I've been cutting Kaizen Foam inserts for a Rigid Mobile Gear Cart, which are available for various types of tool and gear boxes from KaizenInserts.com. This particular box can hold up to 5 layers + one in the lid of the box. The layer I'm cutting in this video would be the third from the bottom, although I made a 1/4" MDF shelf about 4" off the bottom rather than use the bottom two foam layers. The layer above this one holds a laptop computer, mouse and HDMI/USB adapter. The top layer holds a Yamaha audio mixer and wireless microphone. I've used the box on a couple of occasions so far and all seems to work well.

https://vimeo.com/356179835/8f1680d764


----------



## sreilly (May 22, 2018)

It would be interesting to see the "finished" product. Having that ability would be great for outreach astronomy for transporting mounts, eyepieces, and so on.


----------



## difalkner (Jan 3, 2012)

Pretty nice, Ed. You can probably cut it at 250 ipm with no issue, though. Which bit is that?

David


----------



## OCEdesigns (Jan 31, 2019)

Very cool!


----------



## CharleyL (Feb 28, 2009)

For those interested in cutting foam without a CNC.

I found that electric kitchen carving knives work great for this, and it is my #1 choice whenever faced with the need to cut foam plastic or rubber of just about any density. I once cut a foam mattress to fit around the bulkheads and hull shape in a small yacht, then made a fabric cover for it to match the shape. Foam inserts for tool boxes are easy to size with one of these knives too, but for the semi rigid plastic foam, like used by florists, I found that a hot wire cutter works much better. 

Charley


----------



## HDVideo (Mar 8, 2018)

sreilly said:


> It would be interesting to see the "finished" product. Having that ability would be great for outreach astronomy for transporting mounts, eyepieces, and so on.


I'll be using the box tomorrow night and will take a few pics at that time. Will try to get them posted in the next few days.



difalkner said:


> Pretty nice, Ed. You can probably cut it at 250 ipm with no issue, though. Which bit is that?
> 
> David


You're probably right about cutting faster, but since this was the first time I've tried this material, I was being conservative. I think they recommend a maximum DOC of 4x tool diameter, and I was going much deeper than that with no problems; 2.25" on those end cuts. The bit used was Amana Tool 46566. 

Ed


----------



## MoHawk (Dec 8, 2013)

I was happy to see your post. A couple of years ago I made a post asking if any members had cut Kaizen on their cnc and didn't receive any replies. I need to make several pistols boxes and would like to use Kaizen with cutouts for the pistols.


----------



## HDVideo (Mar 8, 2018)

MoHawk said:


> I was happy to see your post. A couple of years ago I made a post asking if any members had cut Kaizen on their cnc and didn't receive any replies.

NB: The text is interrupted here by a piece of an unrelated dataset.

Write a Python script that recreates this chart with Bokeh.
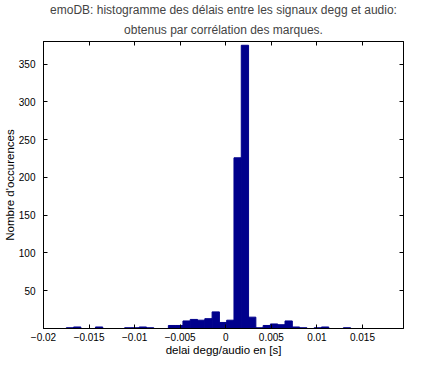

I need to make several pistols boxes and would like to use Kaizen with cutouts for the pistols.


It cuts easily on the CNC if you have the proper bit; downcut seems to work best. Also, cutting the profile of the pocket first, conventional milling, will help leave a clean edge provided you keep the foam from wrapping around the bit. You'll notice that happened several times in my video, but it was while the bit was away from the wall of the pocket. If it wraps like that near the wall, it can cause tearing and damage to the pocket wall. Don't ask how I know. lol

Ed


----------



## HDVideo (Mar 8, 2018)

Here are some pics of the Rigid Mobile Gear Cart with the three layers of Kaizen Foam inserts + one layer in the top. The bottom picture includes one of the smaller Rigid cases designed to sit on top of the Gear Cart with latches on the side holding everything secure.


----------